Short exercise: From the listing that follows, output everything exactly except the pictures.
## Begin Supplied information
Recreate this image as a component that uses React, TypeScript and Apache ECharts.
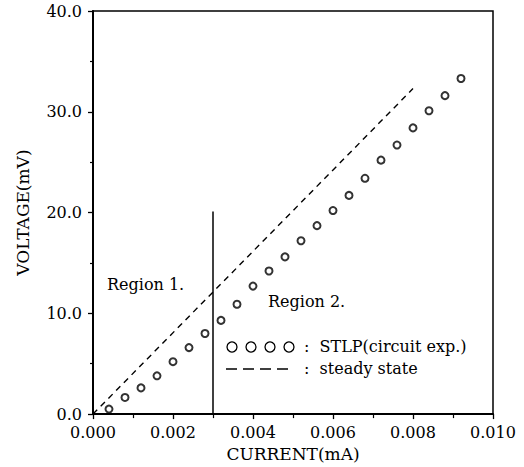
import React, { useEffect, useRef } from "react";
import * as echarts from "echarts";

const currentMA = [0.0004, 0.0008, 0.0012, 0.0016, 0.002, 0.0024, 0.0028, 0.0032, 0.0036, 0.004, 0.0044, 0.0048, 0.0052, 0.0056, 0.006, 0.0064, 0.0068, 0.0072, 0.0076, 0.008, 0.0084, 0.0088, 0.0092];
const stlpVoltage = [0.5, 1.65, 2.6, 3.8, 5.2, 6.6, 8.0, 9.3, 10.9, 12.7, 14.2, 15.6, 17.2, 18.7, 20.2, 21.7, 23.4, 25.2, 26.7, 28.4, 30.1, 31.6, 33.3];
const steadyX = [0, 0.008];
const steadyY = [0, 32.3];
const boundaryX = [0.003, 0.003];
const boundaryY = [0, 20.1];

const FONT = "DejaVu Serif";

export default function App() {
  const ref = useRef<HTMLDivElement>(null);
  useEffect(() => {
    if (!ref.current) return;
    const chart = echarts.init(ref.current, null, { renderer: "svg" });
    const black = "#000";
    const legendCircles = [232, 251, 270, 289].map((x) => ({
      type: "circle",
      shape: { cx: x, cy: 347, r: 5 },
      style: { fill: "#fff", stroke: black, lineWidth: 1.3 },
    }));
    chart.setOption({
      animation: false,
      backgroundColor: "#fff",
      grid: { left: 93, right: 31, top: 11, bottom: 50, show: true, borderColor: black, borderWidth: 1.5 },
      xAxis: {
        type: "value",
        min: 0,
        max: 0.01,
        interval: 0.002,
        name: "CURRENT(mA)",
        nameLocation: "middle",
        nameGap: 30,
        nameTextStyle: { fontFamily: FONT, fontSize: 17, color: black },
        axisLine: { lineStyle: { color: black, width: 2 } },
        axisTick: { inside: false, length: 5, lineStyle: { color: black, width: 1.3 } },
        minorTick: { show: true, splitNumber: 2, length: 4, lineStyle: { color: black, width: 1.2 } },
        splitLine: { show: false },
        axisLabel: { fontFamily: FONT, fontSize: 16, color: black, margin: 10, formatter: (v: number) => v.toFixed(3) },
      },
      yAxis: {
        type: "value",
        min: 0,
        max: 40,
        interval: 10,
        name: "VOLTAGE(mV)",
        nameLocation: "middle",
        nameGap: 62,
        nameRotate: 90,
        nameTextStyle: { fontFamily: FONT, fontSize: 17, color: black },
        axisLine: { lineStyle: { color: black, width: 2 } },
        axisTick: { inside: false, length: 5, lineStyle: { color: black, width: 1.3 } },
        minorTick: { show: true, splitNumber: 2, length: 3, lineStyle: { color: black, width: 1.2 } },
        splitLine: { show: false },
        axisLabel: { fontFamily: FONT, fontSize: 16, color: black, margin: 11, formatter: (v: number) => v.toFixed(1) },
      },
      series: [
        {
          type: "scatter",
          name: "STLP(circuit exp.)",
          symbol: "emptyCircle",
          symbolSize: 7,
          itemStyle: { color: black, borderColor: black, borderWidth: 1.5 },
          data: currentMA.map((x, i) => [x, stlpVoltage[i]]),
          z: 3,
        },
        {
          type: "line",
          name: "steady state",
          symbol: "none",
          lineStyle: { color: black, width: 1.4, type: [6, 5] },
          data: steadyX.map((x, i) => [x, steadyY[i]]),
        },
        {
          type: "line",
          name: "boundary",
          symbol: "none",
          lineStyle: { color: black, width: 1.5 },
          data: boundaryX.map((x, i) => [x, boundaryY[i]]),
        },
      ],
      graphic: [
        { type: "text", left: 107, top: 276, style: { text: "Region 1.", fontFamily: FONT, fontSize: 16, fill: black } },
        { type: "text", left: 268, top: 293, style: { text: "Region 2.", fontFamily: FONT, fontSize: 16, fill: black } },
        ...legendCircles,
        { type: "text", left: 304, top: 338, style: { text: ":  STLP(circuit exp.)", fontFamily: FONT, fontSize: 16, fill: black } },
        {
          type: "line",
          shape: { x1: 226, y1: 369, x2: 294, y2: 369 },
          style: { stroke: black, lineWidth: 1.3, lineDash: [11, 6] },
        },
        { type: "text", left: 304, top: 360, style: { text: ":  steady state", fontFamily: FONT, fontSize: 16, fill: black } },
      ],
    });
    return () => chart.dispose();
  }, []);
  return <div ref={ref} style={{ width: 524, height: 467, position: "absolute", left: 0, top: 0 }} />;
}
## End Supplied information
Written response:
Recreate this image as a component that uses React, TypeScript and Apache ECharts.
import React, { useEffect, useRef } from "react";
import * as echarts from "echarts";

const currentMA = [0.0004, 0.0008, 0.0012, 0.0016, 0.002, 0.0024, 0.0028, 0.0032, 0.0036, 0.004, 0.0044, 0.0048, 0.0052, 0.0056, 0.006, 0.0064, 0.0068, 0.0072, 0.0076, 0.008, 0.0084, 0.0088, 0.0092];
const stlpVoltage = [0.5, 1.65, 2.6, 3.8, 5.2, 6.6, 8.0, 9.3, 10.9, 12.7, 14.2, 15.6, 17.2, 18.7, 20.2, 21.7, 23.4, 25.2, 26.7, 28.4, 30.1, 31.6, 33.3];
const steadyX = [0, 0.008];
const steadyY = [0, 32.3];
const boundaryX = [0.003, 0.003];
const boundaryY = [0, 20.1];

const FONT = "DejaVu Serif";

export default function App() {
  const ref = useRef<HTMLDivElement>(null);
  useEffect(() => {
    if (!ref.current) return;
    const chart = echarts.init(ref.current, null, { renderer: "svg" });
    const black = "#000";
    const legendCircles = [232, 251, 270, 289].map((x) => ({
      type: "circle",
      shape: { cx: x, cy: 347, r: 5 },
      style: { fill: "#fff", stroke: black, lineWidth: 1.3 },
    }));
    chart.setOption({
      animation: false,
      backgroundColor: "#fff",
      grid: { left: 93, right: 31, top: 11, bottom: 50, show: true, borderColor: black, borderWidth: 1.5 },
      xAxis: {
        type: "value",
        min: 0,
        max: 0.01,
        interval: 0.002,
        name: "CURRENT(mA)",
        nameLocation: "middle",
        nameGap: 30,
        nameTextStyle: { fontFamily: FONT, fontSize: 17, color: black },
        axisLine: { lineStyle: { color: black, width: 2 } },
        axisTick: { inside: false, length: 5, lineStyle: { color: black, width: 1.3 } },
        minorTick: { show: true, splitNumber: 2, length: 4, lineStyle: { color: black, width: 1.2 } },
        splitLine: { show: false },
        axisLabel: { fontFamily: FONT, fontSize: 16, color: black, margin: 10, formatter: (v: number) => v.toFixed(3) },
      },
      yAxis: {
        type: "value",
        min: 0,
        max: 40,
        interval: 10,
        name: "VOLTAGE(mV)",
        nameLocation: "middle",
        nameGap: 62,
        nameRotate: 90,
        nameTextStyle: { fontFamily: FONT, fontSize: 17, color: black },
        axisLine: { lineStyle: { color: black, width: 2 } },
        axisTick: { inside: false, length: 5, lineStyle: { color: black, width: 1.3 } },
        minorTick: { show: true, splitNumber: 2, length: 3, lineStyle: { color: black, width: 1.2 } },
        splitLine: { show: false },
        axisLabel: { fontFamily: FONT, fontSize: 16, color: black, margin: 11, formatter: (v: number) => v.toFixed(1) },
      },
      series: [
        {
          type: "scatter",
          name: "STLP(circuit exp.)",
          symbol: "emptyCircle",
          symbolSize: 7,
          itemStyle: { color: black, borderColor: black, borderWidth: 1.5 },
          data: currentMA.map((x, i) => [x, stlpVoltage[i]]),
          z: 3,
        },
        {
          type: "line",
          name: "steady state",
          symbol: "none",
          lineStyle: { color: black, width: 1.4, type: [6, 5] },
          data: steadyX.map((x, i) => [x, steadyY[i]]),
        },
        {
          type: "line",
          name: "boundary",
          symbol: "none",
          lineStyle: { color: black, width: 1.5 },
          data: boundaryX.map((x, i) => [x, boundaryY[i]]),
        },
      ],
      graphic: [
        { type: "text", left: 107, top: 276, style: { text: "Region 1.", fontFamily: FONT, fontSize: 16, fill: black } },
        { type: "text", left: 268, top: 293, style: { text: "Region 2.", fontFamily: FONT, fontSize: 16, fill: black } },
        ...legendCircles,
        { type: "text", left: 304, top: 338, style: { text: ":  STLP(circuit exp.)", fontFamily: FONT, fontSize: 16, fill: black } },
        {
          type: "line",
          shape: { x1: 226, y1: 369, x2: 294, y2: 369 },
          style: { stroke: black, lineWidth: 1.3, lineDash: [11, 6] },
        },
        { type: "text", left: 304, top: 360, style: { text: ":  steady state", fontFamily: FONT, fontSize: 16, fill: black } },
      ],
    });
    return () => chart.dispose();
  }, []);
  return <div ref={ref} style={{ width: 524, height: 467, position: "absolute", left: 0, top: 0 }} />;
}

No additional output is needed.